En France, nous avons 2,4 fois plus d’entreprises de 49 salariés que d’entreprises de 51 salariés.
On parle de la réforme du Code du travail, c’est un sujet majeur en France aujourd’hui. Et je pense que ce code doit être simplifié pour lever la peur de l’embauche. Les chefs d’entreprises français, comme les chefs d’entreprises tunisiens, n’ont pas à rougir de ce qu’ils sont. On est loin d’être les plus mauvais. Très loin. Nous sommes des gens fiables, nous avons un bon savoir faire et surtout un relationnel souvent intelligent et fin culturellement. On peut et on veut toujours tisser des relations sur le long terme. C’est l’esprit PME et c’est cet esprit qu’il faut conforter.
La grande difficulté aujourd’hui pour les forces vives que nous représentons, c’est d’être mal compris par ceux qui doivent légiférer. Dire par exemple que simplifier la rupture quand il faut malheureusement se séparer d’un ou de plusieurs salariés facilite l’embauche, est aujourd’hui une pédagogie extrêmement compliquée à faire entendre. Et pourtant, c’est une sinon la solution pour débloquer le marché de l’emploi en France.
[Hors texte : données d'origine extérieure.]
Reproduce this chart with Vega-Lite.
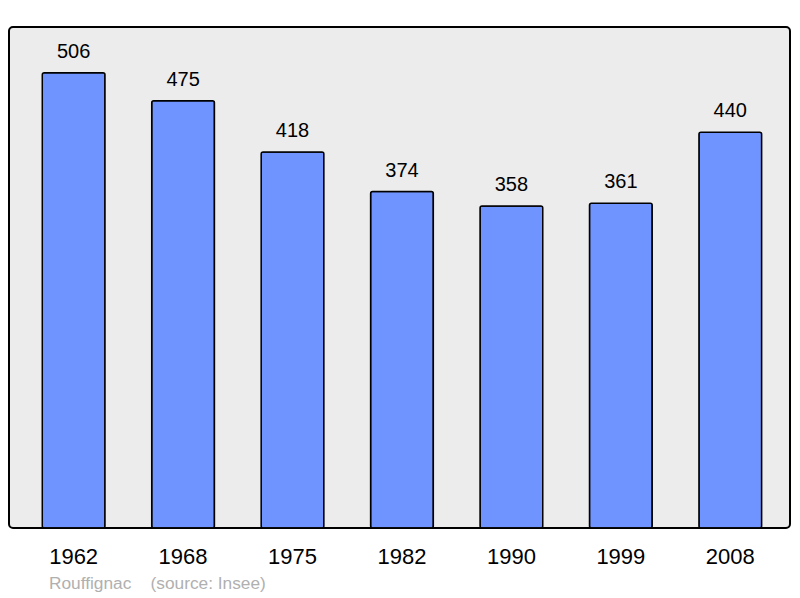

Aujourd’hui, réorienter l’entreprise, c’est tellement compliqué, tellement risqué financièrement que les entrepreneurs n’osent plus se développer, ni embaucher. En France, nous avons 2,4 fois plus d’entreprises de 49 salariés que d’entreprises de 51 salariés. C’est le problème du seuil syndical, parce qu’une fois que l’entreprise dépasse ce seuil, elle se trouve directement confrontée à toute une cascade d’obligations administratives. Résultat : le chef d’entreprise préfère stagner que se développer pour, finalement, avoir plus d’embêtement et moins d’argent.
Contrairement à ce qu’on a tendance à penser, la première motivation d’un chef d’entreprise, ce n’est pas de gagner plus, mais de se développer plus. D’après un sondage effectué auprès de nos adhérents, la première motivation d’un chef d’entreprise, c’est de porter avant tout un projet personnel, un projet professionnel. L’argent, ce n’est que la récompense. Cela, il faut bien le comprendre ; malheureusement, c’est souvent mal compris.